With a critical eye, the reader may notice that Hart and Thompson take creative license with the field guide genre, which is typically brought into the field to help distinguish objects from each other. Conversely, field manuals contain standard operating procedures (SOP) for problem solving by offering operational, instrumental techniques. If the reader is looking for somewhere to start identifying key components of VS, then this book serves its purpose as a field guide. If the reader requires a manual with theory and proven practical application strategies, this will not suffice. In truth, the book reads more as an academic monograph that plays with the field guide genre, rather than operating as a guide itself.

While this book may prove a good place to start when considering the implementation of student-veterans to one’s writing classroom, faculty and administrators alike should compile additional resources if they want to more completely understand the picture of veterans in the (their) classroom. However, the upside to this resource is that it enables scholars new to the incorporation of VS to WS to fill in knowledge gaps, offers strategies, and provides research on best practices for veterans in higher education. The bibliography offers fertile ground for additional research and while Hart and Thompson’s book may not be “the” volume on Veterans Studies, it is certainly a place to start.

Competing Interests

The author has no competing interests to declare.

References

  1. Doe, S., & Langstraat, L. (2014). Generation vet: Composition, student-veterans, and the post-9/11 university. Utah State University Press. DOI: https://doi.org/10.7330/9780874219425 

  2. Hart, D. A., & Thompson, R. (2020).
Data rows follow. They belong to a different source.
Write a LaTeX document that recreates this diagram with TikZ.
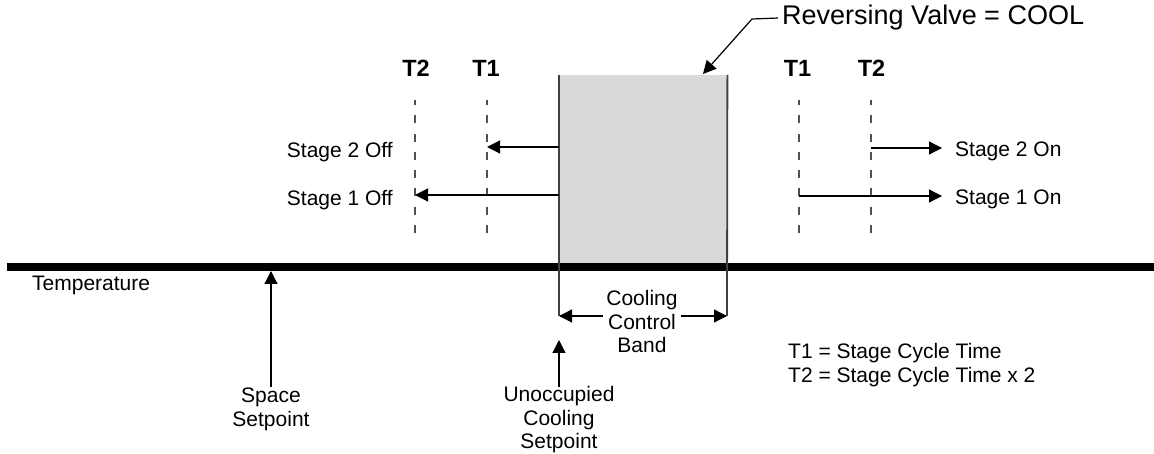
\documentclass[tikz,border=0pt]{standalone}
\usepackage{fontspec}
\setmainfont{Liberation Sans}
\usetikzlibrary{arrows.meta}
\definecolor{boxgray}{HTML}{D9D9D9}
\definecolor{linegray}{HTML}{404040}
\definecolor{dashgray}{HTML}{505050}
\tikzset{
  lbl/.style={font=\fontsize{21bp}{23.5bp}\selectfont, inner sep=0pt},
  tlbl/.style={font=\fontsize{23.5bp}{25bp}\selectfont\bfseries, inner sep=0pt, anchor=base},
  arr/.style={-{Triangle[length=13bp,width=13bp]}, line width=1.2bp, draw=black},
  timeline/.style={draw=dashgray, line width=2bp, dash pattern=on 8bp off 10.3bp, dash phase=3bp},
  bandedge/.style={draw=linegray, line width=1.8bp},
}
\begin{document}
\begin{tikzpicture}[x=1bp,y=-1bp]
\useasboundingbox (0,0) rectangle (1154,454);
% control band
\node[fill=boxgray, draw=none, minimum width=168bp, minimum height=192bp, inner sep=0pt, anchor=north west] (band) at (559,75) {};
% temperature axis
\coordinate (axL) at (7,267);
\coordinate (axR) at (1154,267);
\draw[line width=8bp] (axL) -- (axR);
% band edges, extended down as dimension lines
\coordinate (bandLbot) at (559,316);
\coordinate (bandRbot) at (727,316);
\draw[bandedge] (band.north west) -- (bandLbot);
\draw[bandedge] (band.north east) -- (bandRbot);
% time lines
\coordinate (t2Ltop) at (415,100); \coordinate (t2Lbot) at (415,243);
\coordinate (t1Ltop) at (487,100); \coordinate (t1Lbot) at (487,243);
\coordinate (t1Rtop) at (799,100); \coordinate (t1Rbot) at (799,243);
\coordinate (t2Rtop) at (871,100); \coordinate (t2Rbot) at (871,243);
\draw[timeline] (t2Ltop) -- (t2Lbot);
\draw[timeline] (t1Ltop) -- (t1Lbot);
\draw[timeline] (t1Rtop) -- (t1Rbot);
\draw[timeline] (t2Rtop) -- (t2Rbot);
% T labels
\node[tlbl] (lT2L) at (416,76.5) {T2};
\node[tlbl] (lT1L) at (486,76.5) {T1};
\node[tlbl] (lT1R) at (797.5,76.5) {T1};
\node[tlbl] (lT2R) at (871.5,76.5) {T2};
% stage labels
\node[lbl, anchor=base east] (s2off) at (393,157.5) {Stage 2 Off};
\node[lbl, anchor=base east] (s1off) at (393,205.5) {Stage 1 Off};
\node[lbl, anchor=base west] (s2on) at (955,157) {Stage 2 On};
\node[lbl, anchor=base west] (s1on) at (955,205) {Stage 1 On};
% stage arrows
\coordinate (off2a) at (559,147); \coordinate (off2b) at (487,147);
\coordinate (off1a) at (559,195); \coordinate (off1b) at (415,195);
\coordinate (on2a) at (871,148); \coordinate (on2b) at (942,148);
\coordinate (on1a) at (799,196); \coordinate (on1b) at (942,196);
\draw[arr] (off2a) -- (off2b);
\draw[arr] (off1a) -- (off1b);
\draw[arr] (on2a) -- (on2b);
\draw[arr] (on1a) -- (on1b);
% reversing valve label and leader
\node[font=\fontsize{27bp}{30bp}\selectfont, inner sep=0pt, anchor=base west] (rv) at (782,25) {Reversing Valve = COOL};
\coordinate (rvbend) at (752,19);
\coordinate (rvtip) at (703,74);
\draw[arr] ([xshift=-4bp]rv.west) -- (rvbend) -- (rvtip);
% cooling control band dimension
\draw[arr, {Triangle[length=13bp,width=13bp]}-{Triangle[length=13bp,width=13bp]}] (bandLbot) -- (bandRbot);
\node[lbl, align=center, anchor=base, fill=white, inner sep=3bp] (bandtxt) at (642,353) {Cooling\\Control\\Band};
% temperature
\node[lbl, anchor=base west] (temp) at (32,291) {Temperature};
% space setpoint
\node[lbl, align=center, anchor=base] (space) at (271,426.5) {Space\\Setpoint};
\coordinate (spacetip) at (271,271);
\coordinate (spacebase) at (271,387);
\draw[arr] (spacebase) -- (spacetip);
% unoccupied cooling setpoint
\node[lbl, align=center, anchor=base] (unocc) at (559,449) {Unoccupied\\Cooling\\Setpoint};
\coordinate (unocctip) at (559,340);
\coordinate (unoccbase) at (559,387);
\draw[arr] (unoccbase) -- (unocctip);
% legend
\node[lbl, anchor=base west, align=left] (legend) at (788,382.5) {T1 = Stage Cycle Time\\T2 = Stage Cycle Time x 2};
\end{tikzpicture}
\end{document}
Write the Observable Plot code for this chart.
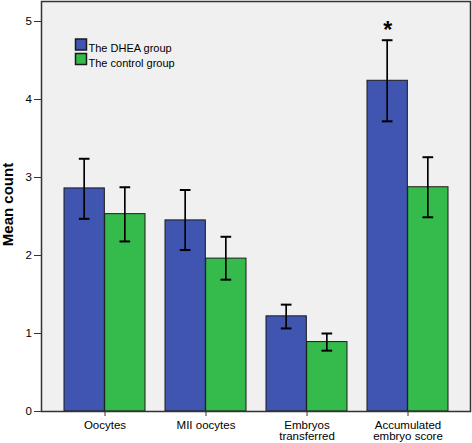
<!DOCTYPE html>
<html>
<head>
<meta charset="utf-8">
<script src="https://cdn.jsdelivr.net/npm/d3@7"></script>
<script src="https://cdn.jsdelivr.net/npm/@observablehq/plot@0.6"></script>
<style>
  html, body { margin: 0; padding: 0; background: #fff; }
</style>
</head>
<body>
<div id="chart"></div>
<script>
const categories = ["Oocytes", "MII oocytes", "Embryos\ntransferred", "Accumulated\nembryo score"];
const groups = ["The DHEA group", "The control group"];
const dheaMean = [2.86, 2.45, 1.22, 4.24];
const dheaLow  = [2.47, 2.07, 1.065, 3.72];
const dheaHigh = [3.24, 2.84, 1.37, 4.76];
const ctrlMean = [2.53, 1.96, 0.89, 2.875];
const ctrlLow  = [2.18, 1.69, 0.78, 2.49];
const ctrlHigh = [2.875, 2.24, 1.0, 3.26];
const yTicks = [0, 1, 2, 3, 4, 5];
const significant = ["Accumulated\nembryo score"];

const W = 472, H = 443;
const mL = 41, mR = 2, mT = 1, mB = 32;
const pInner = 0.2, pOuter = 0.21;
const bw = d3.scaleBand().domain(categories).range([mL, W - mR])
  .paddingInner(pInner).paddingOuter(pOuter).bandwidth();

const dhea = categories.map((c, i) => ({cat: c, group: groups[0], mean: dheaMean[i], lo: dheaLow[i], hi: dheaHigh[i]}));
const ctrl = categories.map((c, i) => ({cat: c, group: groups[1], mean: ctrlMean[i], lo: ctrlLow[i], hi: ctrlHigh[i]}));
const sig = dhea.filter(d => significant.includes(d.cat));

const stroke = "#1a1a1a";
const capHalf = 5.5;

const chart = Plot.plot({
  width: W, height: H,
  marginLeft: mL, marginRight: mR, marginTop: mT, marginBottom: mB,
  style: {fontSize: "11.5px", fontFamily: "Arial, 'Liberation Sans', sans-serif", background: "#fff", color: "#000"},
  x: {domain: categories, paddingInner: pInner, paddingOuter: pOuter, label: null},
  y: {domain: [0, (H - mB - mT) / 78], label: null},
  color: {domain: groups, range: ["#3f55b0", "#35bb4b"]},
  marks: [
    Plot.frame({fill: "#f0f0f0", stroke: "none"}),
    Plot.axisX({tickSize: 5, tickPadding: 4, lineHeight: 0.98, stroke: "#333"}),
    Plot.axisY({ticks: yTicks, tickFormat: d3.format("d"), tickSize: 7, tickPadding: 2.5, stroke: "#333"}),
    Plot.barY(dhea, {x: "cat", y: "mean", fill: "group", stroke, strokeWidth: 1, insetRight: bw / 2}),
    Plot.barY(ctrl, {x: "cat", y: "mean", fill: "group", stroke, strokeWidth: 1, insetLeft: bw / 2}),
    // error bar stems
    Plot.barY(dhea, {x: "cat", y1: "lo", y2: "hi", fill: "#000", insetLeft: bw / 4 - 1, insetRight: 3 * bw / 4 - 1}),
    Plot.barY(ctrl, {x: "cat", y1: "lo", y2: "hi", fill: "#000", insetLeft: 3 * bw / 4 - 1, insetRight: bw / 4 - 1}),
    // caps
    Plot.tickY(dhea, {x: "cat", y: "lo", stroke: "#000", strokeWidth: 2, insetLeft: bw / 4 - capHalf, insetRight: 3 * bw / 4 - capHalf}),
    Plot.tickY(dhea, {x: "cat", y: "hi", stroke: "#000", strokeWidth: 2, insetLeft: bw / 4 - capHalf, insetRight: 3 * bw / 4 - capHalf}),
    Plot.tickY(ctrl, {x: "cat", y: "lo", stroke: "#000", strokeWidth: 2, insetLeft: 3 * bw / 4 - capHalf, insetRight: bw / 4 - capHalf}),
    Plot.tickY(ctrl, {x: "cat", y: "hi", stroke: "#000", strokeWidth: 2, insetLeft: 3 * bw / 4 - capHalf, insetRight: bw / 4 - capHalf}),
    // significance marker
    Plot.text(sig, {x: "cat", y: "hi", text: () => "*", dx: -bw / 4, dy: -2, lineAnchor: "bottom", fontSize: 23, fontWeight: "bold"}),
    // legend
    Plot.dot([groups[0]], {frameAnchor: "top-left", dx: 39.5, dy: 43, symbol: "square", r: 6.2, fill: d => d, stroke}),
    Plot.dot([groups[1]], {frameAnchor: "top-left", dx: 39.5, dy: 57.5, symbol: "square", r: 6.2, fill: d => d, stroke}),
    Plot.text([groups[0]], {frameAnchor: "top-left", dx: 47, dy: 43, text: d => d, textAnchor: "start", fontSize: 11}),
    Plot.text([groups[1]], {frameAnchor: "top-left", dx: 47, dy: 57.5, text: d => d, textAnchor: "start", fontSize: 11}),
    // y-axis title
    Plot.text(["Mean count"], {frameAnchor: "left", dx: -33.5, dy: -2, rotate: -90, textAnchor: "middle", lineAnchor: "middle", text: d => d, fontSize: 15, fontWeight: "bold"}),
    Plot.frame({stroke: "#333", strokeWidth: 1.5})
  ]
});
document.getElementById("chart").appendChild(chart);
</script>
</body>
</html>
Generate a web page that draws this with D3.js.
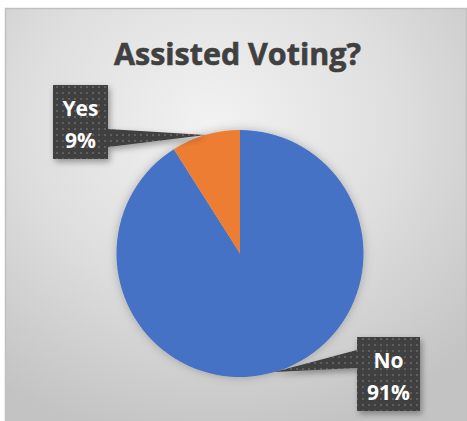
<!DOCTYPE html>
<html>
<head>
<meta charset="utf-8">
<script src="https://cdn.jsdelivr.net/npm/d3@7"></script>
<style>
  body { margin: 0; background: #fff; }
  svg { display: block; }
</style>
</head>
<body>
<div id="chart"></div>
<script>
// data
var categories = ["No", "Yes"];
var values = [91, 9];
var colors = ["#4472c4", "#ed7d31"];
var title = "Assisted Voting?";

var W = 467, H = 421;
var cx = 240, cy = 253.5, R = 123.5;

// label callout boxes (layout only)
var boxes = {
  "Yes": { x: 53, y: 85, w: 55, h: 74, side: "right", b0: 44, b1: 62 },
  "No":  { x: 357, y: 337, w: 63, h: 74, side: "left", b0: 13, b1: 31 }
};

var svg = d3.select("#chart").append("svg")
  .attr("width", W).attr("height", H);

var defs = svg.append("defs");

var bg = defs.append("radialGradient").attr("id", "bg")
  .attr("cx", "45%").attr("cy", "28%").attr("r", "78%");
bg.append("stop").attr("offset", "0%").attr("stop-color", "#f2f2f2");
bg.append("stop").attr("offset", "50%").attr("stop-color", "#dfdfdf");
bg.append("stop").attr("offset", "100%").attr("stop-color", "#c3c3c3");

var sh = defs.append("filter").attr("id", "shadow")
  .attr("x", "-20%").attr("y", "-20%").attr("width", "150%").attr("height", "150%");
sh.append("feDropShadow").attr("dx", 2).attr("dy", 3).attr("stdDeviation", 3)
  .attr("flood-color", "#000").attr("flood-opacity", 0.35);

var pieSh = defs.append("filter").attr("id", "pieshadow")
  .attr("x", "-20%").attr("y", "-20%").attr("width", "140%").attr("height", "140%");
pieSh.append("feDropShadow").attr("dx", 0).attr("dy", 0).attr("stdDeviation", 5)
  .attr("flood-color", "#000").attr("flood-opacity", 0.25);

var pat = defs.append("pattern").attr("id", "dots")
  .attr("width", 6).attr("height", 6).attr("patternUnits", "userSpaceOnUse");
pat.append("rect").attr("width", 6).attr("height", 6).attr("fill", "#404040");
pat.append("rect").attr("x", 2).attr("y", 2).attr("width", 2).attr("height", 2).attr("fill", "#5e5e5e");

// chart area
svg.append("rect").attr("x", 0).attr("y", 0).attr("width", W).attr("height", H).attr("fill", "#ffffff");
svg.append("rect")
  .attr("x", 5.5).attr("y", 8.5).attr("width", W - 6).attr("height", H - 8)
  .attr("fill", "url(#bg)").attr("stroke", "#c0c0c0").attr("stroke-width", 1.5);

// title
var t = svg.append("text")
  .attr("x", 237.5).attr("y", 65)
  .attr("text-anchor", "middle")
  .attr("font-family", "'Open Sans', sans-serif")
  .attr("font-weight", "bold")
  .attr("font-size", 30)
  .attr("fill", "#404040")
  .attr("stroke", "#404040")
  .attr("stroke-width", 0.6)
  .text(title);
var tw = t.node().getComputedTextLength();
t.attr("font-size", 30 * 247 / tw);

// pie
var pie = d3.pie().sort(null).value(function (d) { return d.value; });
var arc = d3.arc().innerRadius(0).outerRadius(R);
var data = categories.map(function (c, i) { return { name: c, value: values[i], color: colors[i] }; });
var arcs = pie(data);
var total = d3.sum(values);

var g = svg.append("g").attr("transform", "translate(" + cx + "," + cy + ")");
g.append("g").attr("filter", "url(#pieshadow)")
  .selectAll("path").data(arcs).enter().append("path")
  .attr("d", arc)
  .attr("fill", function (d) { return d.data.color; });

// callouts
var lab = svg.append("g");
arcs.forEach(function (d) {
  var b = boxes[d.data.name];
  var mid = (d.startAngle + d.endAngle) / 2;
  var tx = cx + Math.sin(mid) * R, ty = cy - Math.cos(mid) * R;
  var sx = b.side === "right" ? b.x + b.w : b.x;
  var path;
  if (b.side === "right") {
    path = [[b.x, b.y], [b.x + b.w, b.y], [sx, b.y + b.b0], [tx, ty], [sx, b.y + b.b1],
      [b.x + b.w, b.y + b.h], [b.x, b.y + b.h]];
  } else {
    path = [[b.x, b.y], [b.x + b.w, b.y], [b.x + b.w, b.y + b.h], [b.x, b.y + b.h],
      [sx, b.y + b.b1], [tx, ty], [sx, b.y + b.b0]];
  }
  lab.append("path")
    .attr("d", d3.line()(path) + "Z")
    .attr("fill", "url(#dots)")
    .attr("filter", "url(#shadow)");
  var txt = lab.append("text")
    .attr("text-anchor", "middle")
    .attr("font-family", "'Open Sans', sans-serif")
    .attr("font-weight", "bold")
    .attr("font-size", 21)
    .attr("fill", "#ffffff");
  txt.append("tspan").attr("x", b.x + b.w / 2).attr("y", b.y + 31).text(d.data.name);
  txt.append("tspan").attr("x", b.x + b.w / 2).attr("y", b.y + 63)
    .text(Math.round(d.data.value / total * 100) + "%");
});
</script>
</body>
</html>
Writing programs, veterans studies, and the post-9/11 university: A field guide. National Council of Teachers of English. 

  3. Hinton, C. (2013). “The Military taught me something about writing”: How student veterans complicate the novice-to-expert continuum in first-year composition. Composition forum, 14, n.p. 

  4. Keast, D. (2013). A class for vets, not by a vet: Developing a veteran-friendly composition course at city college of San Francisco. Composition forum, 28, n.p. 

  5. Morreale, C. (2011). Academic motivation and academic self-concept: Military veteran students in higher education (Doctoral dissertation). Buffalo, NY: State University of New York at Buffalo.